The vocal hardliners make it seem as though people are kicking down the door of this forum, left and right, only to barge in and declare that TOS was terrible and had no redeeming factors. Does that happen? Are there people who
hate TOS the way there are people who
hate Abrams' film, and every other incarnation of Trek? If there are they're the quietest group of discontented viewers. The way "opposition" (which in most cases I've noted is little more than subtle critiques and self declared differing personal tastes) is immediately squashed (again, by the vocal hardliners) makes it seem as though that group were the rampaging horde. Does it even exist
at all on this forum?
The Kelvin was sitting right on the edge of enemy territory and probably already had defensive systems ready vs. a group of ships that thought they were simply on a humanitarian aid mission.
Vulcan sent out a distress call that made some mention of seismic activity. So, either they took it too seriously by sending a fleet of ships to do something about it,
or they were just being kind of silly by "warping into a crisis" without at least being at yellow alert. Not to mention that the Kelvin was two decades older than, at least, Enterprise. Shouldn't the other ships have been able to hold out a little longer than they did? I mean not a lot longer... but at least a little bit?

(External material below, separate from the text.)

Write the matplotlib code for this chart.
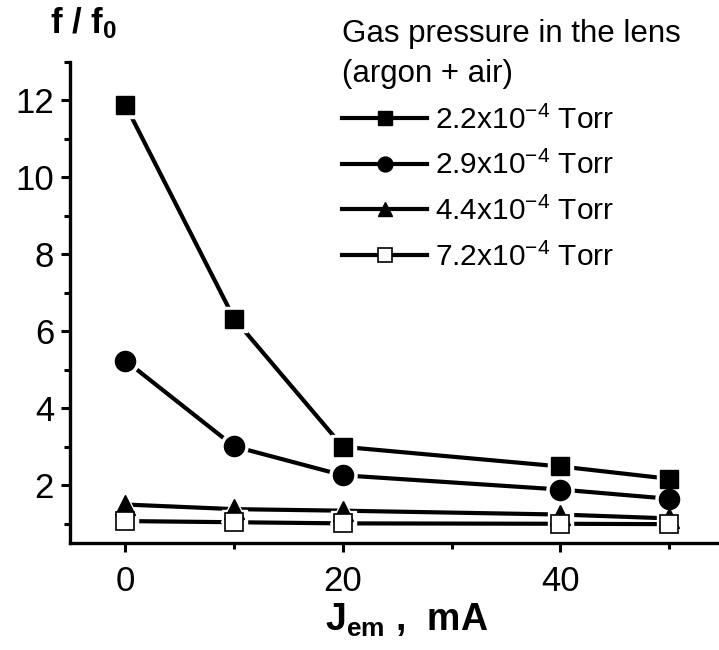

Now answer me why they sent a 170 year old Ambassador with a beach ball sized container of Red Matter when you only need a drop to create a black hole?
That's a fair question. Why Spock was the one who volunteered to save Romulus can only be answered if we assume his role from TNG continued. Otherwise it would seemingly be silly to send him, alone, on such a mission when there were a stock of other scientifically minded people in the STU that could've done it. As to the the beach ball sized red matter? Well, that one is easy; First of all the Abrams' people have a thing with red balls. (Its in other movies). Secondly, it would have been boring and unimpressive, visually (something I've noted doesn't really seem to matter as much to an older generation), to look at drop of red matter in a beaker as opposed to a mass ton of it in a futuristic looking storage container.